Astonishingly enough, she removed the banner because it resembled the flag of Israel and was thus “too controversial.” The Toronto District School Board, much to its discredit, upheld her bizarre and high-handed decision.

The banner was then placed in the school library.

To no one’s surprise, some parents objected. “The principal’s decision to remove the banner is totally unacceptable,” said Yoel Elfassy. “She has no right to tell Jewish students to remove Israel from their heritage.”

When Elfassy asked Fuentes to explain her decision, she replied, “I don’t understand why you have to use the Israel flag when there are Jews all over the world.”

Lame.

As might have been expected, B’nai Brith was also outraged. “Jewish Heritage Month is supposed to symbolize the acceptance and inclusion of Jewish students and teachers in Toronto schools,” said Michael Mostyn, the chief executive officer of B’nai Brith Canada.

The outpouring of indignation has had the desired effect.

On May 23, the Toronto District School Board, having mulled the matter carefully, announced that the banner had been put back in the front foyer. Its statement read: “Some members of the school community expressed concerns about the banner and the use of the Israeli flag. As a result, it was removed and then subsequently relocated to the library where Holocaust survivors were speaking with students. It has since been placed back in the school’s front foyer, and we apologize for any misunderstanding or hurt that may have been caused by the initial decision.”

Communications officer Ryan Bird added that, in the future, “staff will have conversations with students to ensure they feel safe and welcome.” An assembly was held on May 24 “to continue the discussion.”

In the wake of this unfortunate incident, a few observations are in order.

First, Fuentes had no right whatsoever to decree that the Magen David is “controversial.” For the vast majority of Jewish students, the Israeli flag is deeply meaningful, an integral component of their Jewish identity.

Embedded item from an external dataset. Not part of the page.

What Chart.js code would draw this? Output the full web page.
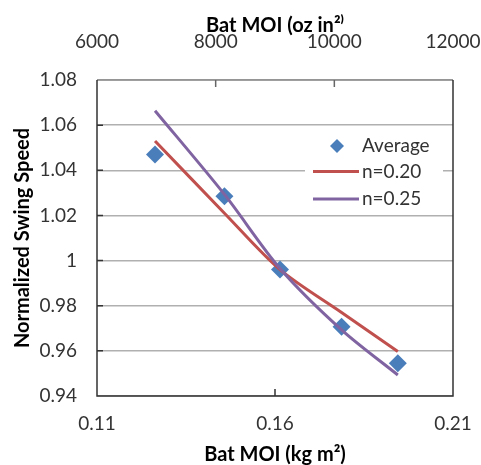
<!DOCTYPE html>
<html>
<head>
<meta charset="utf-8">
<script src="https://cdn.jsdelivr.net/npm/chart.js@4"></script>
<style>
  html, body { margin: 0; padding: 0; background: #fff; }
  #wrap { width: 481px; height: 465px; }
</style>
</head>
<body>
<div id="wrap"><canvas id="chart" width="481" height="465"></canvas></div>
<script>
// bat moment of inertia (kg m^2) for the five test bats
const moiKg = [0.1263, 0.1458, 0.1614, 0.1787, 0.1945];
// measured swing speed, normalized
const avgSpeed = [1.047, 1.0285, 0.996, 0.9707, 0.9545];
// power-law fits v ~ MOI^-n
const fitN020 = [1.053, 1.021, 0.996, 0.977, 0.9597];
const fitN025 = [1.0664, 1.0293, 0.9965, 0.9693, 0.9493];

const kgTicks = [0.11, 0.16, 0.21];
const ozTicks = [6000, 8000, 10000, 12000];
const speedTicks = [0.94, 0.96, 0.98, 1, 1.02, 1.04, 1.06, 1.08];

const FONT = 'Lato, "Open Sans", sans-serif';
const TXT = '#333';
const BLUE = '#4a7ebb';
const RED = '#c0504d';
const PURPLE = '#8064a2';

const pts = ys => moiKg.map((x, i) => ({ x, y: ys[i] }));

const tickFont = { family: FONT, size: 19 };
const titleFont = { family: FONT, size: 20, weight: 'bold', lineHeight: 1 };

// axis box, inward tick marks and the boxed legend
const frame = {
  id: 'frame',
  afterDatasetsDraw(chart) {
    const { ctx, chartArea: a, scales } = chart;
    ctx.save();
    ctx.lineWidth = 1.5;

    ctx.strokeStyle = '#8c8c8c';
    ctx.beginPath();
    ctx.moveTo(a.left, a.top);
    ctx.lineTo(a.right, a.top);
    ctx.stroke();

    ctx.strokeStyle = '#333';
    ctx.beginPath();
    ctx.moveTo(a.left, a.top);
    ctx.lineTo(a.left, a.bottom);
    ctx.lineTo(a.right, a.bottom);
    ctx.lineTo(a.right, a.top);
    ctx.stroke();

    ctx.beginPath();
    for (const v of speedTicks.slice(1, -1)) {
      const y = scales.y.getPixelForValue(v);
      ctx.moveTo(a.left, y);
      ctx.lineTo(a.left + 6, y);
    }
    for (const v of kgTicks.slice(1, -1)) {
      const x = scales.x.getPixelForValue(v);
      ctx.moveTo(x, a.bottom);
      ctx.lineTo(x, a.bottom - 7);
    }
    ctx.stroke();
    ctx.strokeStyle = '#666';
    ctx.beginPath();
    for (const v of ozTicks.slice(1, -1)) {
      const x = scales.x2.getPixelForValue(v);
      ctx.moveTo(x, a.top);
      ctx.lineTo(x, a.top + 7);
    }
    ctx.stroke();

    // legend
    const lx = a.right - 148;
    const ly = a.top + 53;
    ctx.fillStyle = '#fff';
    ctx.fillRect(lx, ly, 138, 78);

    ctx.font = `19px ${FONT}`;
    ctx.textBaseline = 'middle';
    ctx.textAlign = 'left';
    const textX = lx + 57;
    const rows = [ly + 13, ly + 38.5, ly + 66];

    ctx.fillStyle = BLUE;
    ctx.beginPath();
    const dx = lx + 32, dy = rows[0];
    ctx.moveTo(dx - 7, dy);
    ctx.lineTo(dx, dy - 7);
    ctx.lineTo(dx + 7, dy);
    ctx.lineTo(dx, dy + 7);
    ctx.closePath();
    ctx.fill();

    ctx.lineWidth = 3;
    [[RED, rows[1]], [PURPLE, rows[2]]].forEach(([c, y]) => {
      ctx.strokeStyle = c;
      ctx.beginPath();
      ctx.moveTo(lx + 8, y);
      ctx.lineTo(lx + 54, y);
      ctx.stroke();
    });

    ctx.fillStyle = TXT;
    ctx.fillText('Average', textX, rows[0]);
    ctx.fillText('n=0.20', textX, rows[1]);
    ctx.fillText('n=0.25', textX, rows[2]);
    ctx.restore();
  }
};

new Chart(document.getElementById('chart'), {
  type: 'scatter',
  data: {
    datasets: [
      {
        label: 'Average',
        data: pts(avgSpeed),
        pointStyle: 'rectRot',
        pointRadius: 9,
        backgroundColor: BLUE,
        borderWidth: 0,
        order: 3
      },
      {
        label: 'n=0.20',
        data: pts(fitN020),
        showLine: true,
        pointRadius: 0,
        borderColor: RED,
        borderWidth: 3,
        tension: 0.3,
        order: 2
      },
      {
        label: 'n=0.25',
        data: pts(fitN025),
        showLine: true,
        pointRadius: 0,
        borderColor: PURPLE,
        borderWidth: 3,
        tension: 0.3,
        order: 1
      }
    ]
  },
  options: {
    responsive: false,
    animation: false,
    events: [],
    layout: { padding: { left: 0, right: 28, top: 0, bottom: 0 } },
    plugins: { legend: { display: false }, tooltip: { enabled: false } },
    scales: {
      x: {
        type: 'linear',
        position: 'bottom',
        min: 0.11,
        max: 0.21,
        afterBuildTicks: s => { s.ticks = kgTicks.map(value => ({ value })); },
        afterFit: s => { s.height = 69; },
        grid: { display: false, drawTicks: false },
        border: { display: false },
        ticks: {
          // tall line box pushes the labels down without adding side padding
          font: { ...tickFont, lineHeight: '56px' },
          color: TXT,
          padding: 0,
          maxRotation: 0,
          callback: v => v.toFixed(2)
        },
        title: {
          display: true,
          text: 'Bat MOI (kg m²)',
          font: titleFont,
          color: '#000',
          padding: { top: 0, bottom: 0 }
        }
      },
      x2: {
        type: 'linear',
        position: 'top',
        min: 6000,
        max: 12000,
        afterBuildTicks: s => { s.ticks = ozTicks.map(value => ({ value })); },
        afterFit: s => { s.height = 80; },
        grid: { display: false, drawTicks: false },
        border: { display: false },
        ticks: {
          font: { ...tickFont, lineHeight: '76px' },
          color: TXT,
          padding: 0,
          maxRotation: 0,
          callback: v => String(v)
        },
        title: {
          display: true,
          text: 'Bat MOI (oz in²⁾',
          font: titleFont,
          color: '#000',
          padding: { top: 16, bottom: 0 }
        }
      },
      y: {
        type: 'linear',
        position: 'left',
        min: 0.94,
        max: 1.08,
        afterBuildTicks: s => { s.ticks = speedTicks.map(value => ({ value })); },
        afterFit: s => { s.width = 97; },
        grid: { color: '#b0b0b0', lineWidth: 1.5, drawTicks: false },
        border: { display: false },
        ticks: {
          font: tickFont,
          color: TXT,
          padding: 20,
          callback: v => String(parseFloat(v.toFixed(2)))
        },
        title: {
          display: true,
          text: 'Normalized Swing Speed',
          font: titleFont,
          color: '#000',
          padding: { top: 13, bottom: 0 }
        }
      }
    }
  },
  plugins: [frame]
});
</script>
</body>
</html>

Fuentes, having been presumably influenced by anti-Israel propaganda, was totally insensitive to their values and needs.

Second, in light of the fact that a high proportion of its student body is Jewish, Fuentes should have had the sense to discuss the issue with Jewish Heritage Month organizers before cavalierly removing the banner.

Third, the Toronto District School Board showed a glaring lack of sound judgment in endorsing Fuentes’ ill-advised, hasty decision.

One can only hope that lessons have been learned from this fiasco.